Wenn andere mich mit meinem großen und meinem kleinen Rucksack sehen und ich ihnen erkläre, dass das fast alles ist, was ich besitze, bleiben viele Münder offen. “Wie, du hast nicht mehr als das?” Nun ja, ich bin ganz ehrlich und gestehe, dass meine gesamten, heiß geliebten Bücher (und das sind VIELE) noch bei meinen Eltern auf dem Dachboden stehen, genau so wie einige wenige Kleidungsstücke von denen ich mich nicht trennen mag und die ich nicht immer auf Reisen mitnehme. Doch im Großen und Ganzen besitze ich tatsächlich sehr wenig. Für mich war dieser Minimalismus nie eine bewusste Entscheidung, sondern eher ein Prozess.

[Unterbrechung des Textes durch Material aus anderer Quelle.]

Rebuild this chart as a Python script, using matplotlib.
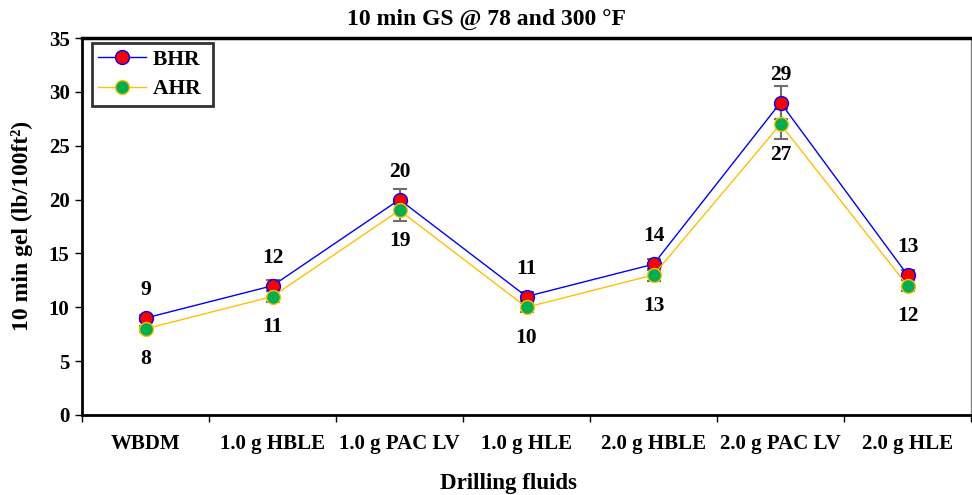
import numpy as np
import matplotlib.pyplot as plt

plt.rcParams['font.family'] = ['Liberation Serif', 'DejaVu Serif']
plt.rcParams['font.weight'] = 'bold'

# dados
fluids = ['WBDM', '1.0 g HBLE', '1.0 g PAC LV', '1.0 g HLE',
          '2.0 g HBLE', '2.0 g PAC LV', '2.0 g HLE']
bhr = [9, 12, 20, 11, 14, 29, 13]
ahr = [8, 11, 19, 10, 13, 27, 12]
bhr_err = [0.3, 0.5, 1.0, 0.4, 0.5, 1.5, 0.5]
ahr_err = [0.3, 0.5, 1.0, 0.4, 0.6, 1.4, 0.5]

W, H = 972, 495
fig = plt.figure(figsize=(W / 100, H / 100), dpi=100)
ax = fig.add_axes([82 / W, 1 - 415 / H, (971 - 82) / W, (415 - 38) / H])

x = np.arange(len(fluids))

ax.errorbar(x, bhr, yerr=bhr_err, fmt='none', ecolor='#6e6e6e', elinewidth=1.5,
            capsize=5, capthick=1.5, zorder=2)
ax.errorbar(x, ahr, yerr=ahr_err, fmt='none', ecolor='#6e6e6e', elinewidth=1.5,
            capsize=5, capthick=1.5, zorder=2)
ax.plot(x, bhr, color='#0000ff', lw=1, marker='o', ms=10, mfc='#ff0000',
        mec='#0000ff', mew=1, label='BHR', zorder=3)
ax.plot(x, ahr, color='#ffc000', lw=1, marker='o', ms=10, mfc='#00b050',
        mec='#ffc000', mew=1, label='AHR', zorder=4)

for xi, b, a in zip(x, bhr, ahr):
    ax.annotate(str(b), (xi, b), xytext=(0, 20), textcoords='offset points',
                ha='center', va='center', fontsize=15.5, fontweight='bold')
    ax.annotate(str(a), (xi, a), xytext=(0, -22), textcoords='offset points',
                ha='center', va='center', fontsize=15.5, fontweight='bold')

ax.set_xlim(-0.5, len(fluids) - 0.5)
ax.set_ylim(0, 35)
ax.set_yticks(np.arange(0, 36, 5))
ax.set_xticks(x)
ax.set_xticklabels(fluids)
ax.set_xticks(np.arange(-0.5, len(fluids), 1), minor=True)
ax.tick_params(axis='x', which='major', length=0, pad=14, labelsize=15)
ax.tick_params(axis='x', which='minor', length=5, width=1, direction='out')
ax.tick_params(axis='y', length=5, width=1, direction='out', labelsize=15, pad=4)
for lab in ax.get_xticklabels() + ax.get_yticklabels():
    lab.set_fontweight('bold')

ax.spines['left'].set_linewidth(2)
ax.spines['bottom'].set_linewidth(2)
ax.spines['top'].set_linewidth(2.5)
ax.spines['right'].set_color('#808080')
ax.spines['right'].set_linewidth(1)

leg = ax.legend(loc='upper left', bbox_to_anchor=(10 / 889, 1 - 5 / 377),
                fontsize=15.5, frameon=True, fancybox=False, edgecolor='black',
                handlelength=2.2, borderpad=0.3, labelspacing=0.45,
                handletextpad=0.35, borderaxespad=0)
leg.get_frame().set_linewidth(2)
leg.texts[0].set_text('BHR ')
leg.texts[1].set_text('AHR ')
for t in leg.get_texts():
    t.set_fontweight('bold')

fig.text(486 / W, 1 - 19 / H, '10 min GS @ 78 and 300 °F', ha='center',
         va='center', fontsize=17, fontweight='bold')
fig.text(508 / W, 1 - 483 / H, 'Drilling fluids', ha='center', va='center',
         fontsize=16.5, fontweight='bold')
fig.text(22 / W, 1 - 226 / H, '10 min gel (lb/100ft²)', ha='center',
         va='center', rotation=90, fontsize=17, fontweight='bold')

fig.savefig('out.png', dpi=100)
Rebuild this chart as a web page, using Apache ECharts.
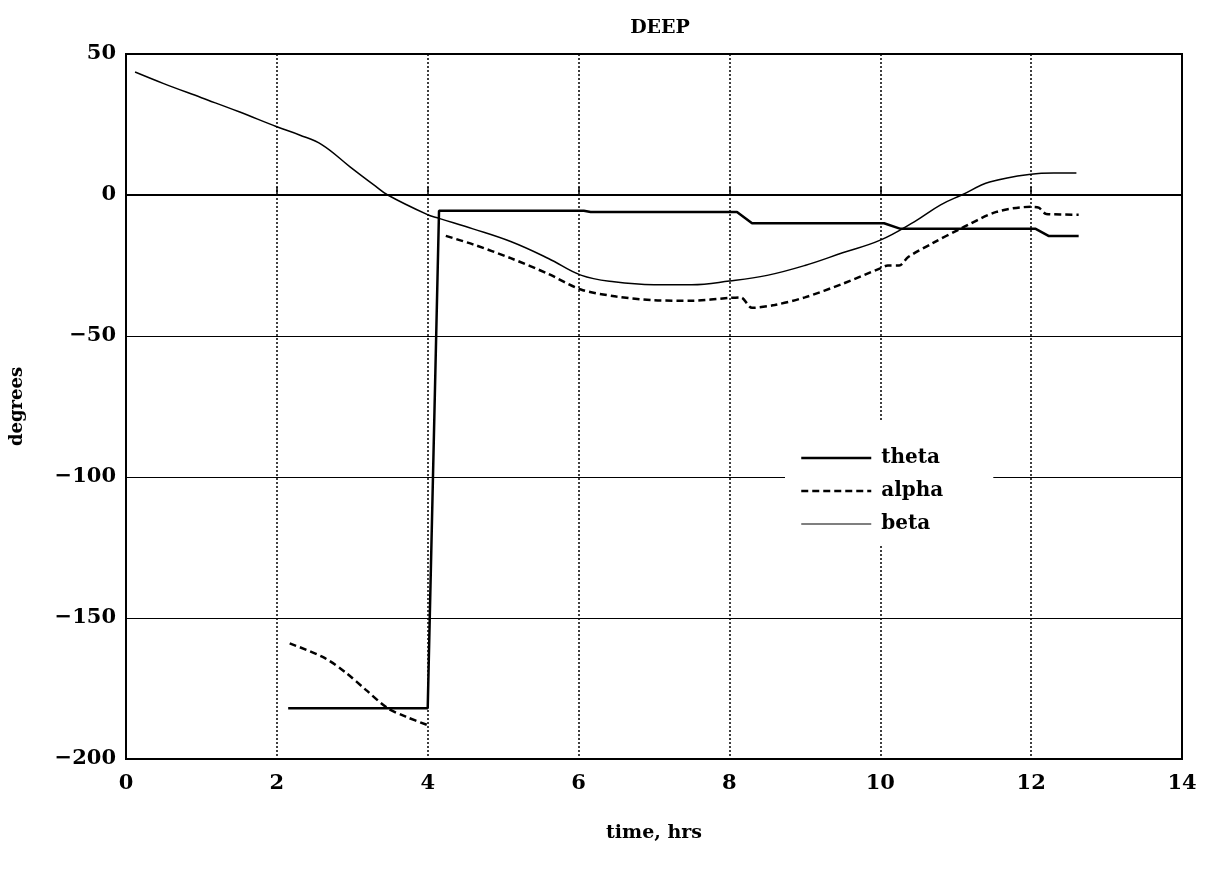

Was genau ist Minimalismus?
Minimalismus ist für viele ein Lifestyle, und anders als in meinem Fall, etwas, zu dem sie sich ganz bewusst entschließen:
“Minimalismus bezeichnet einen Lebensstil, der sich als Alternative zur konsumorientierten Überflussgesellschaft sieht. Seine Anhänger versuchen, durch Konsumverzicht Alltagszwängen entgegenzuwirken und dadurch ein selbstbestimmteres, erfüllteres Leben zu führen.”
Viele sehen das „Ausrümpeln” ihres Hab und Guts auch als Äquivalent zum Aufräumen in ihrem Leben. Die Idee, die dahinter steckt, ist eigentlich sehr simpel und wer sich noch an die Geschichte von Hans im Glück erinnert, dem mag das Ganze sehr bekannt vorkommen: Wer wenig hat, hat auch weniger Sorgen und wer sich weniger um seinen Besitz sorgt, kann freier und selbstbestimmter leben.
Ich kann nicht verallgemeinernd sagen, ob Menschen mit oder ohne Besitz glücklicher sind, aber ich halte es für eine gute Idee, sich ab und zu mal hinzusetzen und zu hinterfragen, ob all das was man angeblich haben „muss” auch wirklich notwendig ist. Das heißt nicht, dass alle gleich ihren gesamten Hausrat auflösen sollten. Aber, wer beispielsweise 50 Paar Schuhe im Schrank hat und eigentlich nur 5 davon trägt, kann sicherlich einige davon ausmisten oder spenden. Mein persönlicher Grundsatz beim Minimalisieren ist: Behalte nur die Sachen, die dich wirklich glücklich machen.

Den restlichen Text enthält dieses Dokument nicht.